The logical topology of Figure 1-14 brings you back to the problem of loop avoidance. The physical topology you have been using up until now is easy to understand, but the reality is that the interior architecture of most autonomous systems is more complex. Figure 1-15, for instance, shows that the logical BGP topology is quite different from the autonomous system’s physical topology. Although the EBGP sessions (represented by the arrows crossing the AS boundary) correspond with the external physical links, the fully meshed IBGP sessions are significantly more complex. It is essential to remember, however, that every IBGP session must travel over some physical link. The direct IBGP session between RTR5 and RTR6 in Figure 1-15, for instance, actually passes through RTR2 and RTR3.

 

 

How, then, are BGP routing loops avoided in a complex topology?
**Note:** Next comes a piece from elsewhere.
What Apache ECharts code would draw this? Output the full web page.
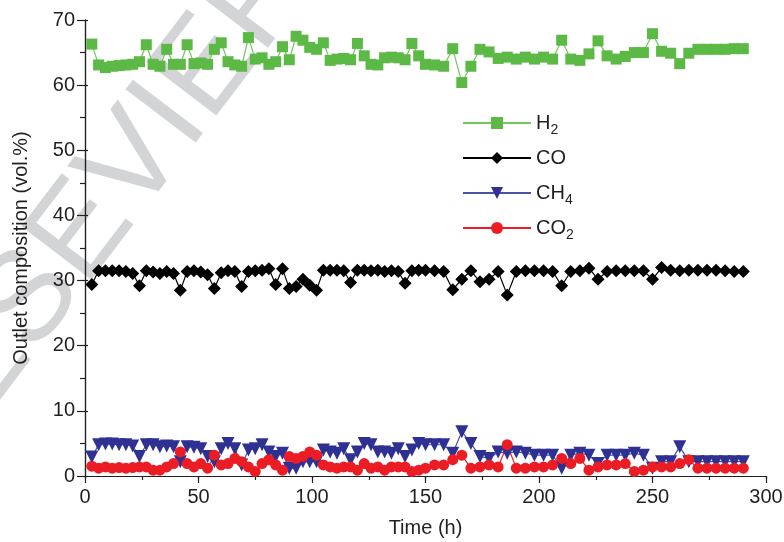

By adding another special IBGP rule: Routes learned from an internal neighbor are never sent to another internal neighbor.

The objective of the full IBGP mesh is to ensure that all routers within the AS have the information they need to forward packets to the correct next hop. Suppose RTR6 in Figure 1-15 receives a packet on its AS-external link, and a route lookup shows RTR7 as the next hop. The path the packet must follow to get to that next hop is through RTR2, RTR3, and RTR5. The IBGP sessions ensure that whenever a router learns a route from an external neighbor, it passes the information directly to every router within the AS, without the need for any one of the routers to forward the information to any other router within the AS. And if no information learned from an internal neighbor is passed along to another internal neighbor, no routing loops can occur.